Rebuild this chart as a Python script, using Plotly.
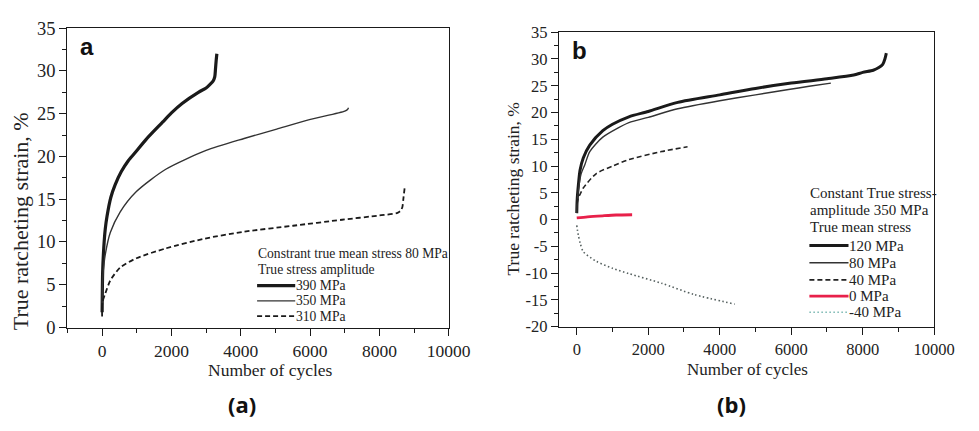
import plotly.graph_objects as go

# ---------------- Panel (a): constant true mean stress 80 MPa ----------------
a390_n = [0, 15, 47, 90, 141, 250, 377, 550, 754, 942, 1271, 1743, 2000, 2307, 2777, 3000, 3107, 3200, 3249, 3270, 3290, 3310]
a390_v = [1.8, 6.5, 9.3, 11.5, 13.0, 15.2, 16.7, 18.2, 19.5, 20.4, 22.0, 24.0, 25.1, 26.2, 27.5, 28.0, 28.4, 28.8, 29.3, 30.2, 31.2, 32.0]

a350_n = [0, 6, 30, 94, 236, 518, 989, 1836, 3000, 4096, 5037, 5980, 7000, 7080, 7109]
a350_v = [2.5, 4.8, 6.5, 8.6, 11.1, 13.5, 15.9, 18.5, 20.7, 22.1, 23.2, 24.3, 25.3, 25.5, 25.7]

a310_n = [0, 6, 94, 236, 518, 989, 1836, 2966, 4096, 5508, 6921, 8000, 8522, 8620, 8663, 8690, 8730]
a310_v = [1.3, 2.9, 4.0, 5.5, 7.0, 8.1, 9.25, 10.4, 11.2, 11.9, 12.6, 13.1, 13.4, 13.7, 14.1, 15.0, 16.4]

# ---------------- Panel (b): constant true stress amplitude 350 MPa ----------------
b120_n = [0, 10, 46, 91, 182, 364, 729, 1000, 1458, 2000, 2825, 4000, 5000, 6000, 7000, 7747, 8000, 8294, 8450, 8560, 8620, 8660]
b120_v = [1.2, 3.5, 6.5, 9.2, 11.5, 13.9, 16.6, 17.8, 19.2, 20.2, 21.9, 23.3, 24.5, 25.5, 26.3, 27.0, 27.5, 27.9, 28.4, 29.0, 30.0, 31.1]

b80_n = [0, 10, 46, 120, 228, 364, 729, 1458, 2000, 2825, 4000, 5000, 5925, 6500, 7109]
b80_v = [1.2, 3.0, 5.5, 8.5, 10.3, 12.7, 15.4, 18.1, 19.1, 20.7, 22.2, 23.3, 24.3, 24.9, 25.5]

b40_n = [10, 40, 91, 182, 547, 1003, 1458, 2370, 3099]
b40_v = [3.0, 4.0, 4.7, 5.9, 8.6, 10.0, 11.2, 12.7, 13.6]

b0_n = [0, 300, 729, 1100, 1549]
b0_v = [0.3, 0.5, 0.7, 0.85, 0.9]

bm40_n = [0, 20, 46, 100, 182, 547, 1000, 1458, 2370, 3281, 4420]
bm40_v = [-1.1, -2.0, -3.0, -4.5, -6.0, -7.8, -9.1, -10.1, -11.9, -14.0, -15.8]

# ---------------- tick labels ----------------
x_tickvals = [0, 2000, 4000, 6000, 8000, 10000]
x_ticktext = ["0", "2000", "4000", "6000", "8000", "10000"]
x_minor = [-1000, 1000, 3000, 5000, 7000, 9000]
ya_tickvals = [0, 5, 10, 15, 20, 25, 30, 35]
ya_ticktext = ["0", "5", "10", "15", "20", "25", "30", "35"]
ya_minor = [2.5, 7.5, 12.5, 17.5, 22.5, 27.5, 32.5]
yb_tickvals = [-20, -15, -10, -5, 0, 5, 10, 15, 20, 25, 30, 35]
yb_ticktext = ["-20", "-15", "-10", "-5", "0", "5", "10", "15", "20", "25", "30", "35"]
yb_minor = [-17.5, -12.5, -7.5, -2.5, 2.5, 7.5, 12.5, 17.5, 22.5, 27.5, 32.5]

# axis titles and legend texts
x_title = "Number of cycles"
y_title = "True ratcheting strain, %"
legend_a_title = ["Constrant true mean stress 80 MPa", "True stress amplitude"]
legend_a_items = ["390 MPa", "350 MPa", "310 MPa"]
legend_b_title = ["Constant True stress-", "amplitude 350 MPa", "True mean stress"]
legend_b_items = ["120 MPa", "80 MPa", "40 MPa", "0 MPa", "-40 MPa"]

SERIF = "Liberation Serif"
INK = "#1a1a1a"
TXT = "#222222"
W, H = 979, 431

# styles: (color, width, dash)
style_a = [(INK, 3.2, "solid"), ("#333333", 1.4, "solid"), (INK, 1.8, "5px,3px")]
style_b = [(INK, 3.0, "solid"), ("#333333", 1.4, "solid"), ("#222222", 1.6, "5px,3px"),
           ("#e8204a", 2.8, "solid"), ("#55605f", 1.6, "1.5px,2.5px")]
legend_b_sample_colors = [INK, "#333333", "#222222", "#e8204a", "#7ab8b2"]

fig = go.Figure()


def add(x, y, name, xa, ya, st):
    color, width, dash = st
    fig.add_trace(go.Scatter(
        x=x, y=y, mode="lines", name=name, xaxis=xa, yaxis=ya, showlegend=False,
        line=dict(color=color, width=width, dash=dash, shape="spline", smoothing=0.7),
    ))


add(a390_n, a390_v, legend_a_items[0], "x", "y", style_a[0])
add(a350_n, a350_v, legend_a_items[1], "x", "y", style_a[1])
add(a310_n, a310_v, legend_a_items[2], "x", "y", style_a[2])

add(b120_n, b120_v, legend_b_items[0], "x2", "y2", style_b[0])
add(b80_n, b80_v, legend_b_items[1], "x2", "y2", style_b[1])
add(b40_n, b40_v, legend_b_items[2], "x2", "y2", style_b[2])
add(b0_n, b0_v, legend_b_items[3], "x2", "y2", style_b[3])
add(bm40_n, bm40_v, legend_b_items[4], "x2", "y2", style_b[4])


def xaxis(domain, rng, fs, anchor):
    return dict(
        domain=domain, range=rng, anchor=anchor, tickmode="array", tickvals=x_tickvals, ticktext=x_ticktext,
        ticks="outside", ticklen=7, tickwidth=1.2, tickcolor=INK,
        minor=dict(tickmode="array", tickvals=x_minor, ticks="outside", ticklen=4, tickwidth=1.1, tickcolor=INK),
        showline=True, mirror=True, linecolor=INK, linewidth=1.3,
        showgrid=False, zeroline=False,
        tickfont=dict(family=SERIF, size=fs, color=TXT),
    )


def yaxis(domain, rng, tv, tt, mv, fs, anchor):
    return dict(
        domain=domain, range=rng, anchor=anchor, tickmode="array", tickvals=tv, ticktext=tt,
        ticks="outside", ticklen=7, tickwidth=1.2, tickcolor=INK,
        minor=dict(tickmode="array", tickvals=mv, ticks="outside", ticklen=4, tickwidth=1.1, tickcolor=INK),
        showline=True, mirror=True, linecolor=INK, linewidth=1.3,
        showgrid=False, zeroline=False,
        tickfont=dict(family=SERIF, size=fs, color=TXT),
    )


shapes = []
annotations = []


def px_x(p):
    return p / W


def px_y(p):
    return 1 - p / H


def text(t, x, y, fam, fs, xanchor="center", angle=0, color=TXT):
    annotations.append(dict(text=t, xref="paper", yref="paper", x=px_x(x), y=px_y(y),
                            xanchor=xanchor, yanchor="middle", showarrow=False, textangle=angle,
                            borderpad=0, font=dict(family=fam, size=fs, color=color)))


def legend_block(title_lines, title_y, items, item_y, styles, sample_colors, x0, x1, xt, fs):
    for t, y in zip(title_lines, title_y):
        text(t, x0, y, SERIF, fs, "left")
    for name, y, st, c in zip(items, item_y, styles, sample_colors):
        _, width, dash = st
        shapes.append(dict(type="line", xref="paper", yref="paper", x0=px_x(x0), x1=px_x(x1),
                           y0=px_y(y), y1=px_y(y), line=dict(color=c, width=width, dash=dash)))
        text(name, xt, y, SERIF, fs, "left")


legend_block(legend_a_title, [255, 272], legend_a_items, [289, 305, 321], style_a,
             [s[0] for s in style_a], 263, 302, 302, 13.6)
legend_block(legend_b_title, [192, 210, 228], legend_b_items, [247, 265, 283, 300, 317], style_b,
             legend_b_sample_colors, 828, 868, 868, 15)

# axis titles
text(x_title, 277, 378, SERIF, 17.5)
text(y_title, 21, 222, SERIF, 22, angle=-90)
text(x_title, 765, 377, SERIF, 17)
text(y_title, 525, 188, SERIF, 17.5, angle=-90)

# panel letters and captions
text("<b>a</b>", 89, 38, "Liberation Sans", 24, color="#111")
text("<b>b</b>", 593, 42, "Liberation Sans", 24, color="#111")
text("<b>(a)</b>", 248, 413, "Open Sans", 22, color="#111")
text("<b>(b)</b>", 748, 413, "Open Sans", 22, color="#111")

fig.update_layout(
    width=W, height=H, margin=dict(l=0, r=0, t=0, b=0),
    paper_bgcolor="white", plot_bgcolor="white",
    showlegend=False,
    xaxis=xaxis([0.0705, 0.4689], [-1000, 10000], 17.5, "y"),
    yaxis=yaxis([0.2274, 0.9559], [0, 35], ya_tickvals, ya_ticktext, ya_minor, 18.5, "x"),
    xaxis2=xaxis([0.5840, 0.9762], [-500, 10000], 16.5, "y2"),
    yaxis2=yaxis([0.2297, 0.9459], [-20, 35], yb_tickvals, yb_ticktext, yb_minor, 16.5, "x2"),
    shapes=shapes,
    annotations=annotations,
)

fig.write_html("out.html")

━━━━━━━━

SHORT PROBLEM: Please extract exactly the lines of the data, from the first through the line containing "import plotly.graph_objects as go", and add no pictures to the copy.

EXERCISE RESULT:
Rebuild this chart as a Python script, using Plotly.
import plotly.graph_objects as go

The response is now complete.